Dalam sebuah artikel berjudul “Bukan Hanya Salah Fir’aun“1, dalam buku dengan judul yang sama, terdapat beberapa paragraf yang menarik:
Mengapa Fir’aun sampai menganggap dirinya serba cukup, paling hebat dan paling kuat? Bagaimana ia berani bertindak melampaui batas-batas nurani dan kemanusiaan? Di satu sisi menjadi binatang, di sisi lain menjadi “tuhan”? Bukankah dulu pernah ada Raja Sulaiman, yang walaupun kekuasaannya amat besar tapi tak membuatnya arogan. Begitu juga dengan Ratu Balqis. Kerajaannya yang besar tak membuatnya merasa jadi tuhan. Mengapa?
Al-Qur’an telah memberikan jawaban atas pertanyaan itu. Ternyata orang-orang disekitarnyalah yang membuat Fir’aun merasa serba cukup, paling hebat sekaligus penguasa nan tak tertandingi. Memang Fir’aun bukanlah orang shalih. Tapi segala kejahatan Fir’aun mungkin takkan jadi besar jika ada orang yang berani mengatakan “tidak”. “Maka ia merendahkan kaumnya lalu mereka patuh kepadanya,” (QS az-Zukhruf: 54)
Kekejian Fir’aun adalah berperilaku diktator dan berobsesi menjadi satu-satunya pihak yang harus dipatuhi. Sedangkan kedegilan para pendukungnya adalah tidak berani menolak segala titah Fir’aun betapa pun busuknya. Kejahatan Fir’aun adalah serakah dan kejahatan orang-orang di sekitarnya adalah meluluskan segala kehendak Fir’aun. Kecongkakan Fir’aun adalah memperbudak rakyat jelata. Namun kebodohan rakyat adalah membiarkan dirinya dalam keadaan layak dijajah dan diperbudak. (hal 43-44)
Rumusan yang sama juga terjadi terhadap Hitler, Mussolini, George W. Bush dan yang lainnya. Terlebih lagi jika disekitar pemimpin tersebut berdiri para penjilat yang mementingkan dirinya sendiri, yang penting posisinya aman dan bisa menikmati kekuasaan atau kekayaan, meskipun bukan menjadi orang yang paling berkuasa.

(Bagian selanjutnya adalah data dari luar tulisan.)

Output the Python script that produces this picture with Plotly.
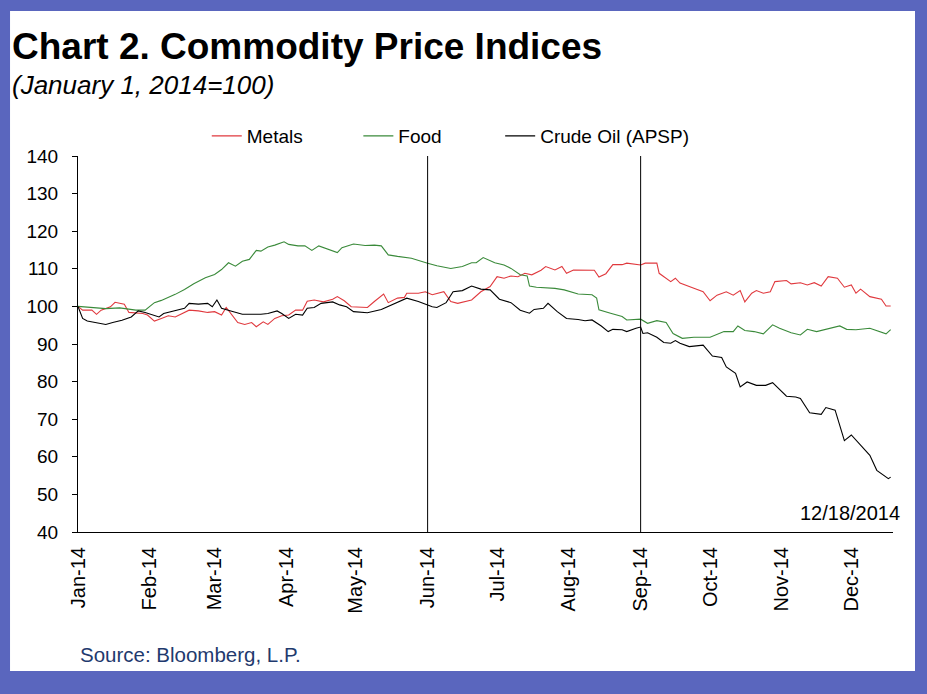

Bandingkan dengan sikap ‘Umar bin Khattab r.a seketika diangkat menjadi Khalifah,
Umar berkata kepada kaum muslimin, “Barang siapa yang melihat ada kebengkokan pada diriku maka luruskanlah” lantas seorang menyambutnya dengan mengatakan, “Andaikan kami melihat suatu kebengkokan pada dirimu maka akan meluruskannya dengan pedang kami (maksudnya akan dikoreksi)”. Umar saat itu hanya mengatakan, “Segala pujibagi Allah yang menjadikan dalam umat Muhammad orang yang mau meluruskan sesuatu yang bengkok pada diri Umar dengan mata pedangnya“
Berbagai macam permasalahan yang menjerat dan sudah membudaya di Indonesia pun berawal dari kesalahan yang sebetulnya sangat sepele. Akan tetapi, dampaknya ternyata menjadi luar biasa. Membuang sampah misalnya. Satu orang membuang ke sungai, dibiarkan saja. Orang lain kemudian mengikuti, bahkan semakin banyak. Jadilah sungai sebuah tempat sampah terpanjang yang bisa ditemui. Sekali kita coba mengingatkan, cibiran yang kita terima. Persoalan korupsi, rokok, pelanggaran lalu lintas … awalnya dari sebuah kesalahan yang dibiarkan, maka menjadi sebuah budaya pada akhirnya. Dengan memahami dan mengamalkan spirit ‘amar ma’ruf nahyi munkar, sudah seharusnya sebuah kesalahan tidak dibiarkan berlarut-larut apalagi sampai membudaya. Jika perlu, segala kesenangan dan jiwa kita korbankan. Sanggupkah kita??
Referensi:
1Tim Sabili. Bukan Hanya Salah Fir’aun. Cetakan I, QalamMas, Jakarta, 2004.
PS: Cintaku … kritik terkadang menyakitkan, tapi adakalanya itulah bentuk cinta yang sesungguhnya kita butuhkan untuk bisa tetap berlari di jalan-Nya.